Q - Who can support me with difficult people/situations?
Q - Where am I assuming other's opinions and how is this affecting me?
Q - Who would I love to spend Christmas with?
3 - Fighting the Feelings - Wheater we have lost someone, or won't get to see a loved one this year the anxiety of missing those people can cause deep sadness. Loneliness at Christmas is a real problem for many people. Those people that have once been in our lives, or a miracle we are hoping for that hasn't happened. Loss is often felt more due to the stereotype of having to be together at Christmas. Again this is a should but if it is a tradition that you cherish to have sadness creep in, it's hard to fight it. And this can cause problems as we move closer to the big day.
Q - Have you shared with your nearest and dearest how you are actually feeling?
Q - Have you got support (mental or emotional help - counsellor, therapist a good friend to talk with etc)
Q - How can you honour the person missing, or connect with those that are not in attendance this year?
4 - Society Pressures - The dream Christmas is not everyone's cup of tea. Even today I got a shakedown by a six-year-old wondering why we don't have a magical elf in our house. Having to explain that it's not something that happens in our home and that perhaps not everyone has this was challenging. I wasn't there to squash his fantasy but to highlight different people have different traditions in their homes and I felt it put me on the spot. Not wanting to crush his feelings, but also how to explain that we don't do certain things. I'm a bit of a hippy and we do have some of our own Christmas traditions but they aren't like most people. I share with our children that everyone has their own beliefs and ways of doing Christmas. It's important that we don't lose ourselves to what we think we should. This crosses the board in all aspects of Christmas.
Q - What are your family traditions?
Q - What societal pressures do you not align with?
Q - What does Christmas represent to you and in your home?
Q - Where am I playing into the pressures of Society to please others?
Building an Anxiety Toolkit
This is the most important thing to implement right away as we lead into Christmas. There are some really simple things we can do to help us manage our anxiety during this time. Let's walk through them.

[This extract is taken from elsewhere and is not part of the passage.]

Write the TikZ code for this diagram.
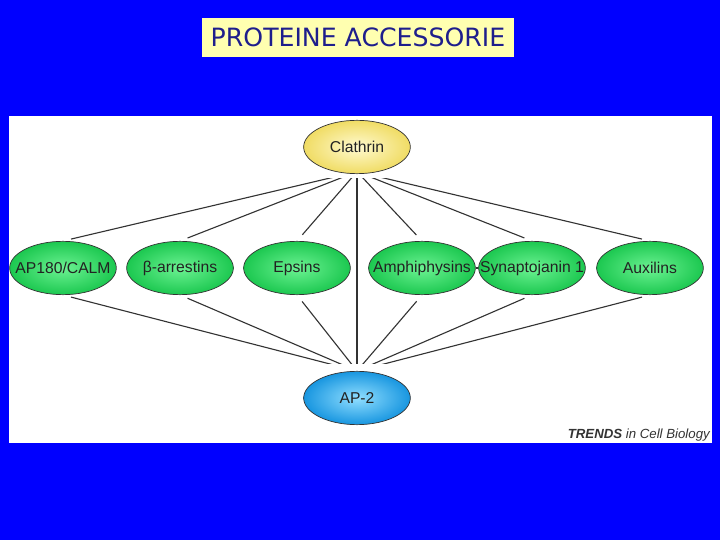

1 - Know our triggers - If you are aware of what sets you off into a spiral of overthinking then this becomes really helpful so we can divert our attention elsewhere. Triggers are lessons, but they are also warnings for us to address what's going on for us.
2 - Move your body - the best thing to do to get out of your head is to move your body. Go for a walk, swim, hike, dance, fitness class a bike ride. When we move our bodies, we focus back on our breath which calms our nervous system. Now if you're not super sporty - can you play the guitar, paint a picture, or crochet a beanie - it's about shifting your focus on doing an activity.
3 - Get outside - Nature is medicine, being outside breathing in the fresh air is a wonderful way to calm ourselves, it brings peace and joy. Nature is magical to look at, watch, listen and be surrounded by. If it's warm enough, take your shoes off and walk on the grass, grounding into the earth.
4 - Coping Mechanisms - Establish your go-to support team - this can be friends/family or a professional - to talk things through when you feel overwhelmed. Write a diary and get the words out on the page of what is happening in your head and in your heart. Build your own personalised feel-good toolkit (take the 5 Days for Self Love Course for ONLY $14) Find ways that fill you with joy that help you release tension - try yoga, meditation, aroma therapy, massage or acupuncture.
It's a wonderful time of year, but don't let stress and anxiety dictate how you feel. I hope that this post encourages you to look within to calm your nervous system so you can focus on having a good time with the people you love.